Dataset content:
###

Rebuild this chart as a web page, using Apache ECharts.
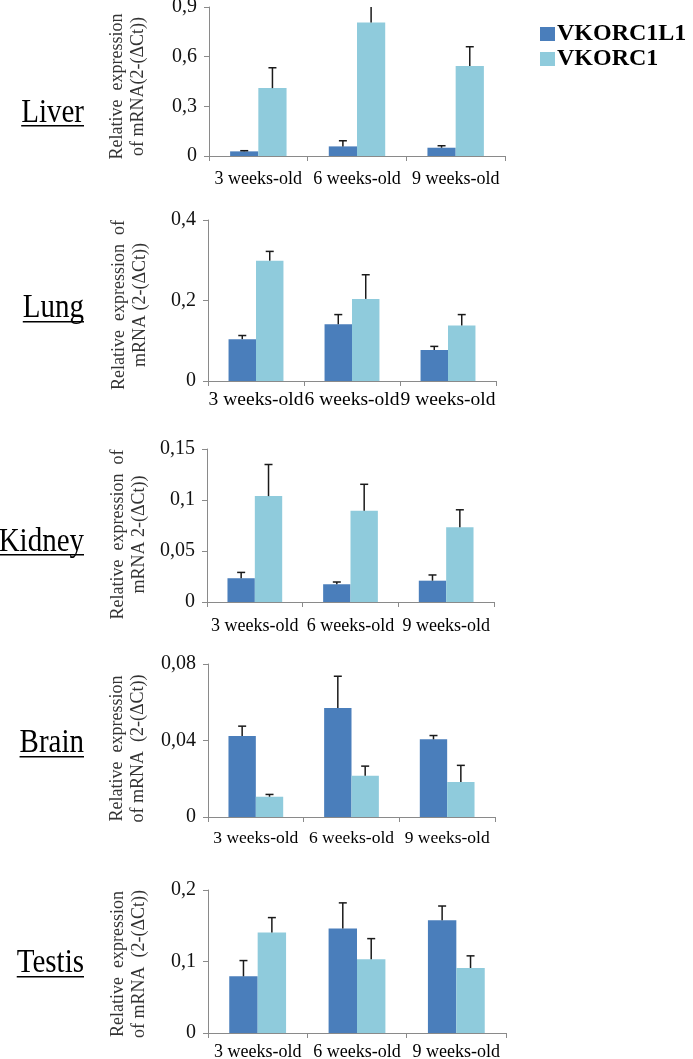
<!DOCTYPE html>
<html>
<head>
<meta charset="utf-8">
<script src="https://cdn.jsdelivr.net/npm/echarts@6/dist/echarts.min.js"></script>
<style>
  html, body { margin: 0; padding: 0; background: #fff; }
  #chart { width: 693px; height: 1059px; }
</style>
</head>
<body>
<div id="chart"></div>
<script>
// categories
const ages = ['3 weeks-old', '6 weeks-old', '9 weeks-old'];
const genes = ['VKORC1L1', 'VKORC1'];

// mean expression and upper error
const liverL1 = [0.028, 0.058, 0.050];
const liverL1Err = [0.004, 0.034, 0.012];
const liverC1 = [0.410, 0.807, 0.543];
const liverC1Err = [0.123, 0.140, 0.117];

const lungL1 = [0.104, 0.141, 0.077];
const lungL1Err = [0.009, 0.024, 0.009];
const lungC1 = [0.299, 0.204, 0.138];
const lungC1Err = [0.023, 0.060, 0.027];

const kidneyL1 = [0.0233, 0.0174, 0.0209];
const kidneyL1Err = [0.0057, 0.0022, 0.0056];
const kidneyC1 = [0.1038, 0.0894, 0.0734];
const kidneyC1Err = [0.031, 0.026, 0.017];

const brainL1 = [0.0424, 0.0570, 0.0406];
const brainL1Err = [0.0051, 0.0166, 0.0020];
const brainC1 = [0.0106, 0.0216, 0.0183];
const brainC1Err = [0.0012, 0.0050, 0.0087];

const testisL1 = [0.0793, 0.146, 0.1576];
const testisL1Err = [0.022, 0.036, 0.020];
const testisC1 = [0.1404, 0.103, 0.0909];
const testisC1Err = [0.021, 0.029, 0.017];

// y tick labels
const liverTicks = [0, 0.3, 0.6, 0.9];
const lungTicks = [0, 0.2, 0.4];
const kidneyTicks = [0, 0.05, 0.1, 0.15];
const brainTicks = [0, 0.04, 0.08];
const testisTicks = [0, 0.1, 0.2];

const panels = [
  { organ: 'Liver', l1: liverL1, l1Err: liverL1Err, c1: liverC1, c1Err: liverC1Err, ticks: liverTicks,
    yName: 'Relative  expression\nof mRNA(2-(\u0394Ct))' },
  { organ: 'Lung', l1: lungL1, l1Err: lungL1Err, c1: lungC1, c1Err: lungC1Err, ticks: lungTicks,
    yName: 'Relative  expression  of\nmRNA (2-(\u0394Ct))' },
  { organ: 'Kidney', l1: kidneyL1, l1Err: kidneyL1Err, c1: kidneyC1, c1Err: kidneyC1Err, ticks: kidneyTicks,
    yName: 'Relative  expression  of\nmRNA 2-(\u0394Ct))' },
  { organ: 'Brain', l1: brainL1, l1Err: brainL1Err, c1: brainC1, c1Err: brainC1Err, ticks: brainTicks,
    yName: 'Relative  expression\nof mRNA  (2-(\u0394Ct))' },
  { organ: 'Testis', l1: testisL1, l1Err: testisL1Err, c1: testisC1, c1Err: testisC1Err, ticks: testisTicks,
    yName: 'Relative  expression\nof mRNA  (2-(\u0394Ct))' }
];

// layout of each panel (px)
const layouts = [
  { left: 209, right: 188, top: 7, height: 149, nameGap: 60, nameShift: 10, xFont: 18, xMargin: 14, labelY: 113, lineY: 125 },
  { left: 208, right: 197, top: 220, height: 161, nameGap: 57, nameShift: 9, xFont: 19.5, xMargin: 9, labelY: 308, lineY: 321 },
  { left: 207, right: 199, top: 449, height: 153, nameGap: 57, nameShift: 18, xFont: 18, xMargin: 15, labelY: 542, lineY: 554 },
  { left: 208, right: 198, top: 664, height: 153, nameGap: 59, nameShift: 16, xFont: 17.5, xMargin: 12, labelY: 743, lineY: 756 },
  { left: 208, right: 187, top: 890, height: 143, nameGap: 58, nameShift: 5, xFont: 18, xMargin: 10, labelY: 963, lineY: 976 }
];

const SERIF = '"Times New Roman", "Liberation Serif", serif';
const DARK = '#4a7ebb';
const LIGHT = '#8fcbdc';
const AXIS = '#8a8a8a';
const BAR_FRAC = 0.286;

const fmt = v => String(+v.toFixed(3)).replace('.', ',');

const measureCtx = document.createElement('canvas').getContext('2d');
const textWidth = (txt, font) => { measureCtx.font = font; return measureCtx.measureText(txt).width; };

// upward error bar, side -1 = left bar, +1 = right bar
function errorBar(side) {
  return (params, api) => {
    const idx = api.value(0), val = api.value(1), err = api.value(2);
    const base = api.coord([idx, val]);
    const top = api.coord([idx, val + err]);
    const bw = api.size([1, 0])[0] * BAR_FRAC;
    const cx = base[0] + side * bw / 2;
    const style = { stroke: '#1a1a1a', lineWidth: 1.5 };
    return {
      type: 'group',
      children: [
        { type: 'line', shape: { x1: cx, y1: base[1], x2: cx, y2: top[1] }, style },
        { type: 'line', shape: { x1: cx - 4, y1: top[1], x2: cx + 4, y2: top[1] }, style }
      ]
    };
  };
}

const grid = [], xAxis = [], yAxis = [], series = [], graphic = [];

panels.forEach((p, i) => {
  const lay = layouts[i];
  const t = p.ticks;
  grid.push({ left: lay.left, right: lay.right, top: lay.top, height: lay.height, outerBoundsMode: 'none' });

  xAxis.push({
    type: 'category', gridIndex: i, data: ages,
    axisLine: { lineStyle: { color: AXIS, width: 1 } },
    axisTick: { show: true, alignWithLabel: false, length: 5, lineStyle: { color: AXIS } },
    axisLabel: { interval: 0, hideOverlap: false, margin: lay.xMargin, color: '#000', fontFamily: SERIF, fontSize: lay.xFont },
    splitLine: { show: false }
  });

  yAxis.push({
    type: 'value', gridIndex: i,
    min: t[0], max: t[t.length - 1], interval: t[1] - t[0],
    axisLine: { show: true, lineStyle: { color: AXIS, width: 1 } },
    axisTick: { show: true, length: 5, lineStyle: { color: AXIS } },
    axisLabel: { margin: 12, color: '#111', fontFamily: SERIF, fontSize: 20, formatter: fmt },
    splitLine: { show: false },
    name: p.yName, nameLocation: 'middle', nameRotate: 90, nameGap: lay.nameGap,
    nameTextStyle: { fontFamily: SERIF, fontSize: 18, lineHeight: 21, color: '#333', padding: [0, lay.nameShift, 0, 0] }
  });

  series.push(
    { type: 'bar', name: genes[0], xAxisIndex: i, yAxisIndex: i, data: p.l1,
      barWidth: (BAR_FRAC * 100) + '%', barGap: '0%', itemStyle: { color: DARK } },
    { type: 'bar', name: genes[1], xAxisIndex: i, yAxisIndex: i, data: p.c1,
      barWidth: (BAR_FRAC * 100) + '%', barGap: '0%', itemStyle: { color: LIGHT } },
    { type: 'custom', xAxisIndex: i, yAxisIndex: i, clip: true, z: 5, silent: true,
      renderItem: errorBar(-1), encode: { x: 0, y: 1 },
      data: ages.map((a, k) => [k, p.l1[k], p.l1Err[k]]) },
    { type: 'custom', xAxisIndex: i, yAxisIndex: i, clip: true, z: 5, silent: true,
      renderItem: errorBar(1), encode: { x: 0, y: 1 },
      data: ages.map((a, k) => [k, p.c1[k], p.c1Err[k]]) }
  );

  // underlined organ name
  const font = '29px ' + SERIF;
  const w = textWidth(p.organ, font);
  graphic.push(
    { type: 'text', x: 84, y: lay.labelY, scaleY: 1.15,
      style: { text: p.organ, font, fill: '#000', textAlign: 'right', textVerticalAlign: 'middle' } },
    { type: 'rect', shape: { x: 84 - w, y: lay.lineY, width: w, height: 1.5 }, style: { fill: '#000' } }
  );
});

const chart = echarts.init(document.getElementById('chart'), null, { renderer: 'canvas' });
chart.setOption({
  backgroundColor: '#fff',
  animation: false,
  legend: {
    data: genes, orient: 'vertical', left: 535, top: 17, itemGap: 1,
    icon: 'rect', itemWidth: 15, itemHeight: 14, selectedMode: false,
    textStyle: { fontFamily: SERIF, fontWeight: 'bold', fontSize: 24, color: '#000', padding: [0, 0, 0, -3] }
  },
  grid, xAxis, yAxis, series, graphic
});
</script>
</body>
</html>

###

Task to complete: Repeat the lines above, starting at the first and stopping after the line that holds "const testisTicks = [0, 0.1, 0.2];", with the pictures left out.

Solution to the exercise:
Rebuild this chart as a web page, using Apache ECharts.
<!DOCTYPE html>
<html>
<head>
<meta charset="utf-8">
<script src="https://cdn.jsdelivr.net/npm/echarts@6/dist/echarts.min.js"></script>
<style>
  html, body { margin: 0; padding: 0; background: #fff; }
  #chart { width: 693px; height: 1059px; }
</style>
</head>
<body>
<div id="chart"></div>
<script>
// categories
const ages = ['3 weeks-old', '6 weeks-old', '9 weeks-old'];
const genes = ['VKORC1L1', 'VKORC1'];

// mean expression and upper error
const liverL1 = [0.028, 0.058, 0.050];
const liverL1Err = [0.004, 0.034, 0.012];
const liverC1 = [0.410, 0.807, 0.543];
const liverC1Err = [0.123, 0.140, 0.117];

const lungL1 = [0.104, 0.141, 0.077];
const lungL1Err = [0.009, 0.024, 0.009];
const lungC1 = [0.299, 0.204, 0.138];
const lungC1Err = [0.023, 0.060, 0.027];

const kidneyL1 = [0.0233, 0.0174, 0.0209];
const kidneyL1Err = [0.0057, 0.0022, 0.0056];
const kidneyC1 = [0.1038, 0.0894, 0.0734];
const kidneyC1Err = [0.031, 0.026, 0.017];

const brainL1 = [0.0424, 0.0570, 0.0406];
const brainL1Err = [0.0051, 0.0166, 0.0020];
const brainC1 = [0.0106, 0.0216, 0.0183];
const brainC1Err = [0.0012, 0.0050, 0.0087];

const testisL1 = [0.0793, 0.146, 0.1576];
const testisL1Err = [0.022, 0.036, 0.020];
const testisC1 = [0.1404, 0.103, 0.0909];
const testisC1Err = [0.021, 0.029, 0.017];

// y tick labels
const liverTicks = [0, 0.3, 0.6, 0.9];
const lungTicks = [0, 0.2, 0.4];
const kidneyTicks = [0, 0.05, 0.1, 0.15];
const brainTicks = [0, 0.04, 0.08];
const testisTicks = [0, 0.1, 0.2];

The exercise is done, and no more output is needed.